On day two of the Media Inquiry, unconstrained online speech figured as a danger to democracy, rather than a new avenue for discussing media ethics and journalistic transparency.
Justice Finkelstein opened Pandora’s vessel when he asked Press Council Chair Professor Julian Disney to comment on Robert Manne’s claim that a flood of “self-evidently defamatory” comment was appearing on certain news blogs.
“The greatest threat to freedom of speech in Australia is abuse of freedom of speech,” he told the inquiry.
At this stage anyone who has been on the end of an Andrew Bolt or Tim Blair online lynch mob might have agreed. But Disney then lost some sympathy when he condemned the internet “cacophony” for damaging democracy and free speech.
He was using this term as short hand for the amped up tone online discussions can take when users compete for attention – a case he has made to Radio National.
But for some the description was evidence that the Press Council takes an elitist view of what qualifies as legitimate speech.
While Justice Finkelstein ponders whether self-regulation is the best option for a digitising print media, there are three obvious things that online publishers could do right now to improve media accountability – beyond a greater institutional investment in self-monitoring.
Making the mechanics of journalism more transparent to reader/users can expose the ethical complexities of everyday media work and sometimes head off complaints. “Transparency” involves disclosing vested interests, discussing editorial choices with users and responding quickly to their queries and comments.
Back in 2006 the renowned US journalism body, the Poynter Institute ranked transparency up there with accuracy and credibility as essential values for online reporting.
For bloggers and native online publications like Salon.com, transparency has been a by-word for their moral superiority over mainstream journalism. A few have refined the art of disclosure to a fault and use it to critique media institutions like Time and Associated Press.
Ninemsn’s submission to the Media Inquiry pays lip service to the term, but equates it with good attribution, timely correction and identification of ad-supported content. Interestingly its news stories don’t enable user comments.
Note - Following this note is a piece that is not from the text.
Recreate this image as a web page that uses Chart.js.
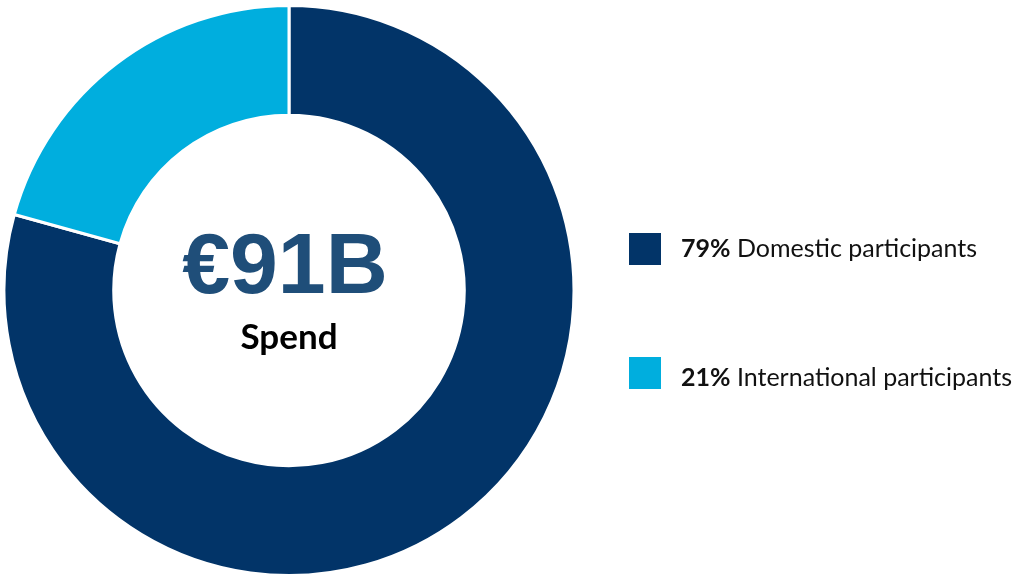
<!DOCTYPE html>
<html>
<head>
<meta charset="utf-8">
<script src="https://cdn.jsdelivr.net/npm/chart.js@4/dist/chart.umd.min.js"></script>
<style>
  html, body { margin: 0; padding: 0; background: #ffffff; }
  #wrap { position: relative; width: 1019px; height: 577px; }
</style>
</head>
<body>
<div id="wrap"><canvas id="c" width="1019" height="577"></canvas></div>
<script>
const categories = ["Domestic participants", "International participants"];
const shareLabels = ["79%", "21%"];
const shares = [79.3, 20.7];
const colors = ["#023468", "#00AEDE"];
const centerValue = "€91B";
const centerLabel = "Spend";

const centerText = {
  id: "centerText",
  afterDraw(chart) {
    const ctx = chart.ctx;
    const arc = chart.getDatasetMeta(0).data[0];
    const cx = arc.x, cy = arc.y;
    ctx.save();
    ctx.textAlign = "center";
    ctx.textBaseline = "alphabetic";
    ctx.fillStyle = "#1F4E79";
    ctx.font = "bold 86px 'Liberation Sans', Arial, sans-serif";
    ctx.fillText(centerValue, cx - 4, cy + 2.5);
    ctx.fillStyle = "#000000";
    ctx.font = "bold 35px Lato, sans-serif";
    ctx.fillText(centerLabel, cx - 0, cy + 58);
    ctx.restore();
  }
};

const sideLegend = {
  id: "sideLegend",
  afterDraw(chart) {
    const ctx = chart.ctx;
    const x0 = 629, size = 32;
    const tops = [233, 357];
    const baselines = [257, 386];
    ctx.save();
    ctx.textBaseline = "alphabetic";
    categories.forEach((name, i) => {
      const y = tops[i];
      ctx.fillStyle = colors[i];
      ctx.fillRect(x0, y, size, size);
      ctx.fillStyle = "#111111";
      ctx.font = "bold 25px Lato, sans-serif";
      const pct = shareLabels[i];
      ctx.fillText(pct, 681, baselines[i]);
      const w = ctx.measureText(pct).width;
      ctx.font = "25px Lato, sans-serif";
      ctx.fillText(" " + name, 681 + w, baselines[i]);
    });
    ctx.restore();
  }
};

new Chart(document.getElementById("c"), {
  type: "doughnut",
  data: {
    labels: categories,
    datasets: [{
      data: shares,
      backgroundColor: colors,
      borderColor: "#ffffff",
      borderWidth: 3,
      hoverOffset: 0
    }]
  },
  options: {
    responsive: false,
    animation: false,
    cutout: "61.5%",
    layout: { padding: { left: 0, right: 441, top: 4, bottom: 0 } },
    plugins: {
      legend: { display: false },
      tooltip: { enabled: false }
    }
  },
  plugins: [centerText, sideLegend]
});
</script>
</body>
</html>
But the experience of interacting with her readers and laying bare her journalistic rationales transformed her ethical standards:
“When you let readers join the show and help direct it,“ she said. "Accountability is no longer a sham, but a reality. Online ethical codes drafted for hard copy journalism must adapt and stretch to fit a medium less planned, more open, faster, and much more in-the-moment.”
More responsive interaction
Webdiary is not short of robust, sometimes incendiary commentary. One legally-inclined user has described commenting there as a “blood sport”.
But the community does have clear rules of engagement – from a detailed moderation policy down to ways of referencing other users’ posts.
These guidelines for effective, civil debate are missing from many print industry-born online forums, or obscured in Terms of Service that no-one reads.
More broadly the codes of conduct and standards that govern the print industry haven’t been updated to respond to the era of interactivity and user generated content.
As the inquiry has heard, News Limited and Fairfax have also appointed reader editors/ombudsmen to respond to complaints, all in anticipation of a post-Inquiry regulatory clampdown.
But it’s how journalists and editors handle everyday user interaction that will be the test for online accountability.
That’s why my joint Inquiry submission with Dr Tim Dwyer recommends that publishers draft new guidelines and codes that consider their responsibilities to their users, and which make the obligations of both very clear. This is critical with commenting and moderation policies.
Pre-moderation, where every user comment is checked before it’s made public, is becoming a print industry standard in order to control abuse, spam and legal breaches. This is despite wide recognition that delays in vetting posts can short-circuit any kind of effective online debate.
Professor Disney supports pre-moderation as a response to “the cacophony”. But while it might help to weed out vicious, direct insults it does nothing to foster a culture of respectful debate.
Another approach, but one which requires money and time to implement, is reactive moderation. This has moved beyond its hand-off origins, where users simply report bad behaviour to hovering moderators, and now includes sophisticated methods of rewarding users for excellent contributions.
In the ABC’s Self-Service Science forum helpful, expert users or ‘avatars’ earn the right to duck pre-moderation and get automatically published. In turn they and other community members are enlisted to flag any speech code breaches, so a moderator can intervene.
In other commenting systems, like Gawker magazine, users can rate one another’s comments. Their votes are fed into reputation management software, which ranks posts on these quality judgements. Gawker has released figures suggesting this policy initially led to a drop in posts, but was followed by a rapid, and steeper, increase.
True, that type of reactive accountability is well beyond the financial reach of small, independent publishers. But improving journalistic transparency and rewriting codes and guidelines is not.
As Paul Chadwick, ABC director of editorial policy, told Justice Finkelstein a new model for accountability requires new thinking, not that based in a previous era.